In response to a question by David Drake, a member of the Des Moines Human Rights Commission, regarding the recent French legislation banning the burqa, Green noted that he had visited France last summer.

“I was there four days in Paris. I saw one burqa. Estimates are that less than 2,000 women in the entire country wear the burqa. It reminds me of Switzerland and the minaret ban. France doesn’t seem to have a real burqa problem. Why ban it? Why ban minarets? Is it because burqas are flooding the streets? Or is it something else? This is also an example of the very people who might have something to say about what that religious clothing means to them, Muslim women, aren’t given a voice. Others are telling them, ‘This is an oppressive garment. You’re probably being forced to wear this by your husband or your Imam,’ and Muslim women cannot speak for themselves,” said Green.

Among those who put questions and comments before the group were Samar Sarhan, an American and a Muslim of Palestinian descent, and Mirza Baig, President of the Islamic Center of Des Moines.

Baig noted that most Muslims are immigrants and that the Muslim community in America is growing and changing.

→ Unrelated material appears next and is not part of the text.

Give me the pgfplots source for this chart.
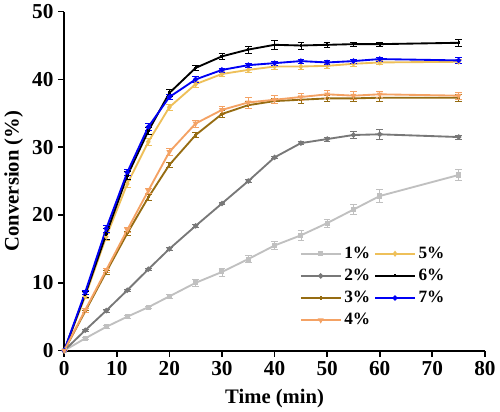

“Christianity went though this 200 years ago. Muslims are doing this under an excruciating amount of pressure from the Western society and media,” said Baig, who explained why some Muslims are reluctant to speak publicly.

“One reason why we are not [more actively involved in the discussion] is that we are not eloquent. My parents and most of my, um, parishioners, in my community are immigrants. They don’t speak proper English. It comes out badly when somebody is very passionate about something and is having trouble speaking the language and is trying to impress something, it never comes out properly. Trust me, when it comes to the media and the two second sound bite, it never comes out right,” said Baig.

Baig declined to be drawn into a discussion about particular passages in the Holy Quran or particular statements made by scholars of Islam, saying, “I’m not a historian or a religious scholar. … If you go to Jordan or Syria, these issues [that may be controversial here] are not that relevant. They are more relevant here because of the identity that we are establishing in Western society,” said Baig.

Sarhan, who was wearing hijab, declared that she has a voice.

“I am a Muslim woman. I have a voice. Hijab doesn’t cover my face, it doesn’t cover my mouth, it doesn’t cover my mind. … I’m American; I was born in Dayton, Ohio in case you were wondering. I can show you my passport. [general laughter and applause] I have a Catholic mom, but I choose to follow Islam. We don’t hear that story. We hear the story about the Muslim man who killed his wife. We hear the story of the woman who was beaten up. I work as a social worker. I don’t have a harrowing story of, ‘My family persecuted me and I ran away from home.’ … We don’t hear the ordinary, everyday stories of Muslims living life. Instead, we hear the stories of Muslims who are in trouble. … I’m not oppressed. I’m making choices,” said Sarhan.

Interfaith Alliance of Iowa celebrates religious freedom by promoting the positive and healing role of religion in public life, encouraging committed community activism, challenging extremism, and defending the rights and freedoms of all Iowans.